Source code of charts
☆ ☆ ☆ ☆ ☆

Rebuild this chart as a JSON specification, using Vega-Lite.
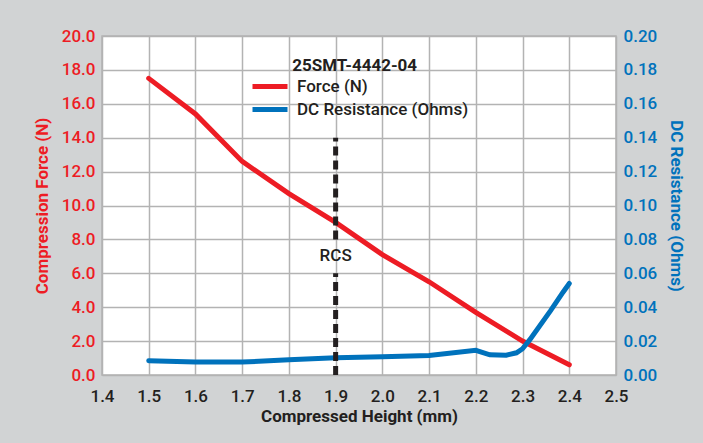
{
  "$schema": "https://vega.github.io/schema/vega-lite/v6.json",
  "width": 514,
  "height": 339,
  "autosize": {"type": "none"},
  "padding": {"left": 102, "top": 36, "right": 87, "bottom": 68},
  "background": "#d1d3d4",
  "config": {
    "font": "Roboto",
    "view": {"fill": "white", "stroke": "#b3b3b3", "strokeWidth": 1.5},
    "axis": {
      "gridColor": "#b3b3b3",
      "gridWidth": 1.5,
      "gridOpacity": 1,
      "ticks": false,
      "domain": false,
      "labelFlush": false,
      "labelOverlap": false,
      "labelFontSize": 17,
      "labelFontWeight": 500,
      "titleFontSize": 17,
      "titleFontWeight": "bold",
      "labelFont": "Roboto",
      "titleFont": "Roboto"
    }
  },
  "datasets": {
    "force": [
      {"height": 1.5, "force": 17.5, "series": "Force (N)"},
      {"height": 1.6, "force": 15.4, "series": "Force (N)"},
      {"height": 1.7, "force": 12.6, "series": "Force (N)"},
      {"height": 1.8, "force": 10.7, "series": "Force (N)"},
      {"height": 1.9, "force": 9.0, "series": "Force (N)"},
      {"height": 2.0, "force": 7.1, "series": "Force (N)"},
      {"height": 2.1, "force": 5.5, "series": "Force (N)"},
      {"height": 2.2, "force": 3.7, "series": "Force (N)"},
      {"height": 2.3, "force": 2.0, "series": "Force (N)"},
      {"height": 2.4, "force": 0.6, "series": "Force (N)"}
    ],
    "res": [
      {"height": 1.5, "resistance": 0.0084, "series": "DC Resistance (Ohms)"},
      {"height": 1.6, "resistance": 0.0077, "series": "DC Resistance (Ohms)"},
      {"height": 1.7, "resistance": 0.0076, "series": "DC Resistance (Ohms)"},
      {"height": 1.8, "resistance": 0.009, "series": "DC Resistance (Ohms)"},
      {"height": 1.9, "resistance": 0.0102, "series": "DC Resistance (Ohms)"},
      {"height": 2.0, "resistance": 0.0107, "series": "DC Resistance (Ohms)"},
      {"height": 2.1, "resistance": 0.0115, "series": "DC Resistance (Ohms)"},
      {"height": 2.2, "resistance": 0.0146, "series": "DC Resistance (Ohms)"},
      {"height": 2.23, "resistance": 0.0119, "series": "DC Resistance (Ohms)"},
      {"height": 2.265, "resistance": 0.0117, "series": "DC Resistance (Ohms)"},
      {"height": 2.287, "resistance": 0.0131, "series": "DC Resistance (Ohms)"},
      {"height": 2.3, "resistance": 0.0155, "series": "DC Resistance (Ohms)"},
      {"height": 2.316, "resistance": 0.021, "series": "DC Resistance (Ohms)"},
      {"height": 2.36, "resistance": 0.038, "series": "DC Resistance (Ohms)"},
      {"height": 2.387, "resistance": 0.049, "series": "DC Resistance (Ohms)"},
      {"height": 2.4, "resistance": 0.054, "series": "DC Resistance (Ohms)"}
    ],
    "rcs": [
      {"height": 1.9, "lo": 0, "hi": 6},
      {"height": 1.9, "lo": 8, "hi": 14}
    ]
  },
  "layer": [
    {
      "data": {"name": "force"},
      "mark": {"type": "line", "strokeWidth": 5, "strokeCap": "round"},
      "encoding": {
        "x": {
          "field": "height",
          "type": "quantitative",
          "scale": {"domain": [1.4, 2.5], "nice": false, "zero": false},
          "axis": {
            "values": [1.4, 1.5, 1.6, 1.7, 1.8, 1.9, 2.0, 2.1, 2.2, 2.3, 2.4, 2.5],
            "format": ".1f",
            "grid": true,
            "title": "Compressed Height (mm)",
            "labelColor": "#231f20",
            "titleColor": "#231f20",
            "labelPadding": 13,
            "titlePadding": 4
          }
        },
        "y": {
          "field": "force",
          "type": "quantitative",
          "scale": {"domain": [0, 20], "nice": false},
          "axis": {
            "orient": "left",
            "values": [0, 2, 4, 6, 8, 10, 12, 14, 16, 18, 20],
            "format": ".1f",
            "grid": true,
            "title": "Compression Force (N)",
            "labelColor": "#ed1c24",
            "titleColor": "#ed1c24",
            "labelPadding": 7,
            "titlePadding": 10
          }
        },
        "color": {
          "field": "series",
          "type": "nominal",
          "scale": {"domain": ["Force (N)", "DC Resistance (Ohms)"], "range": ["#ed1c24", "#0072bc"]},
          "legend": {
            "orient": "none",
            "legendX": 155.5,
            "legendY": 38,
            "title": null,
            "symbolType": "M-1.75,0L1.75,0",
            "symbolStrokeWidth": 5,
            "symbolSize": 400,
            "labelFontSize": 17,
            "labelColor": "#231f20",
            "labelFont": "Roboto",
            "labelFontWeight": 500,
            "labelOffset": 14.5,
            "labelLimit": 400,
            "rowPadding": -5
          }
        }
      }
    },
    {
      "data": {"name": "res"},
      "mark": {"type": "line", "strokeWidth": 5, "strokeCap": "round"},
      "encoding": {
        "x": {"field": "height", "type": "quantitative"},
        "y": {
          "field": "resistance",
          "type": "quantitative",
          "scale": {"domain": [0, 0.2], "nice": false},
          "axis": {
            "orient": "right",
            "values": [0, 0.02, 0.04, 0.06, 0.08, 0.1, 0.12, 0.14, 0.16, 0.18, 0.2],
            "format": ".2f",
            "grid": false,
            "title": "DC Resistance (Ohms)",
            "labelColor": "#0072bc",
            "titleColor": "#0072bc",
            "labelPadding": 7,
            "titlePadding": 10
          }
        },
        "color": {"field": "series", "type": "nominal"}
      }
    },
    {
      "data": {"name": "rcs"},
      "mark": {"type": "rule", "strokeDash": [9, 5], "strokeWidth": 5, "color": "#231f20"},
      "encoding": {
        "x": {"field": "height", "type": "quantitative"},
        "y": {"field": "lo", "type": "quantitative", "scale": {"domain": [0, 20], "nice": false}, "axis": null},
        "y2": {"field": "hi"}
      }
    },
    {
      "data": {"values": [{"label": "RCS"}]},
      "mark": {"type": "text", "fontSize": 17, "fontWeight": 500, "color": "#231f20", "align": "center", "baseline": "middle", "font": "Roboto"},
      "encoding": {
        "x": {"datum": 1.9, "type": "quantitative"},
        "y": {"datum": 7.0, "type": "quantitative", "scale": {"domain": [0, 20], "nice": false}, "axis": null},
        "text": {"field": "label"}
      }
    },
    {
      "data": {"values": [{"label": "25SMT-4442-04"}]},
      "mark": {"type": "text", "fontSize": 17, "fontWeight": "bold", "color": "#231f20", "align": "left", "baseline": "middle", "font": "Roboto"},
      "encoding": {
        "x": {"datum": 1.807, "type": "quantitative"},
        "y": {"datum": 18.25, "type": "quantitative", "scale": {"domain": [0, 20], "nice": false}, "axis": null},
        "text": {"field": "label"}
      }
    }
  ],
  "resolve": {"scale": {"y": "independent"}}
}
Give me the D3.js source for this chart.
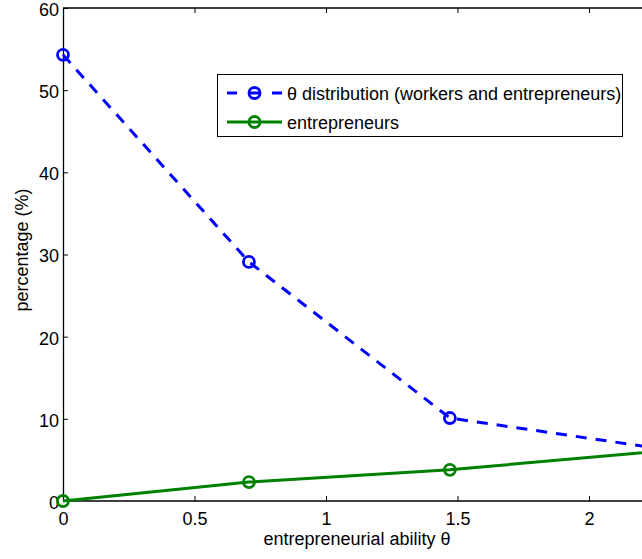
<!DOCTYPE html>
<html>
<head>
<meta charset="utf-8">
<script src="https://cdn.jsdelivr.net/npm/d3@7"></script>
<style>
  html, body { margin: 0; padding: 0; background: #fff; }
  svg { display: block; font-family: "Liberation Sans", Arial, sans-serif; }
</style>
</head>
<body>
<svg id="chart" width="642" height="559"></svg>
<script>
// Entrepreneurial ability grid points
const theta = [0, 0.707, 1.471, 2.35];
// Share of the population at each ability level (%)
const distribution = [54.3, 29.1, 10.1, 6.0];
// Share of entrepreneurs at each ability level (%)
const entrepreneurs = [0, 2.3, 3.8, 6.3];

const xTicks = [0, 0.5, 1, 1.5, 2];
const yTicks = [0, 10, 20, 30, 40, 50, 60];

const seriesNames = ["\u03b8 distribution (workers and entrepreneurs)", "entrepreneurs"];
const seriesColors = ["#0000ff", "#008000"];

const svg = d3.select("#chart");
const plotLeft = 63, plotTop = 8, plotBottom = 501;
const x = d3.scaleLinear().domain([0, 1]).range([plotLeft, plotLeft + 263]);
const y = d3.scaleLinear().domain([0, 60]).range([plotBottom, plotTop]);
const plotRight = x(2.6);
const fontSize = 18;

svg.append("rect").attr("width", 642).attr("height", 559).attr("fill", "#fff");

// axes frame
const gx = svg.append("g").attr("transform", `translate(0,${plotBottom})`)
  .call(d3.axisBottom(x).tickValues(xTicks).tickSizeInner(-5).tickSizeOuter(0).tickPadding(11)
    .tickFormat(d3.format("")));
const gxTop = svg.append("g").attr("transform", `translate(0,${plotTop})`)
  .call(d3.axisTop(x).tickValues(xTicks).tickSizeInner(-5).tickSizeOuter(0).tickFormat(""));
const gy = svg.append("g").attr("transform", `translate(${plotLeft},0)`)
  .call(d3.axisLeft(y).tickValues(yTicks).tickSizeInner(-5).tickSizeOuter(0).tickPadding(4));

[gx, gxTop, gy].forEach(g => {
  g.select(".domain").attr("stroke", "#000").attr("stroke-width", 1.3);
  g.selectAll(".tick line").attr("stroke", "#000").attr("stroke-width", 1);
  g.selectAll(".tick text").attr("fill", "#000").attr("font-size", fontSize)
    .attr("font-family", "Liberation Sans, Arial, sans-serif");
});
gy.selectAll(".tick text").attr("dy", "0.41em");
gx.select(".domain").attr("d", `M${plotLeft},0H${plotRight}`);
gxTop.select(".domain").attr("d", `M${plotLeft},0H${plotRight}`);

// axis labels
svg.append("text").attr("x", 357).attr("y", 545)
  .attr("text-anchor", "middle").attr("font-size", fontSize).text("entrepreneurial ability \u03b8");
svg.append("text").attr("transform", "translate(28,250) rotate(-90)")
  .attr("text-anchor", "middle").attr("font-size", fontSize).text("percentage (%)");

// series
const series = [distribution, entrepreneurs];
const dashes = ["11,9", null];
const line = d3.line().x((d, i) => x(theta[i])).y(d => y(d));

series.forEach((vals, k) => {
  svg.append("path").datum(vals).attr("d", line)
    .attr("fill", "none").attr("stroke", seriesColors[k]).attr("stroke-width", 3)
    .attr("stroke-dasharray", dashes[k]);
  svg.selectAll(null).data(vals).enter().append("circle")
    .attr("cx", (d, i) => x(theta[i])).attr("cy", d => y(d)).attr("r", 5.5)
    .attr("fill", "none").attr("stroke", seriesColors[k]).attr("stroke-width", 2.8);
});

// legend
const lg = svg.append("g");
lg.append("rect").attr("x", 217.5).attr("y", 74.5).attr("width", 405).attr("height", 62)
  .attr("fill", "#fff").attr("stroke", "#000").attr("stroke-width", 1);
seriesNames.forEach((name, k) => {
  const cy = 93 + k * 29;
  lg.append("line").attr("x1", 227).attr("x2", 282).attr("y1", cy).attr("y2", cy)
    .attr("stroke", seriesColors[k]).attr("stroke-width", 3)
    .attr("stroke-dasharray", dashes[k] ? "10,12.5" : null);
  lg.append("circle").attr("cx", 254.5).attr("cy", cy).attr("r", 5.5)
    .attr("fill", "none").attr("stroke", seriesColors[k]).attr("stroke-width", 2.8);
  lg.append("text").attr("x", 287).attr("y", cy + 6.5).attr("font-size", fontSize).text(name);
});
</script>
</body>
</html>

☆ ☆ ☆ ☆ ☆

# What is asked:
Where a line of the material above holds the string "this", copy that line.

# Complete answer:
Rebuild this chart as a JSON specification, using Vega-Lite.
Give me the D3.js source for this chart.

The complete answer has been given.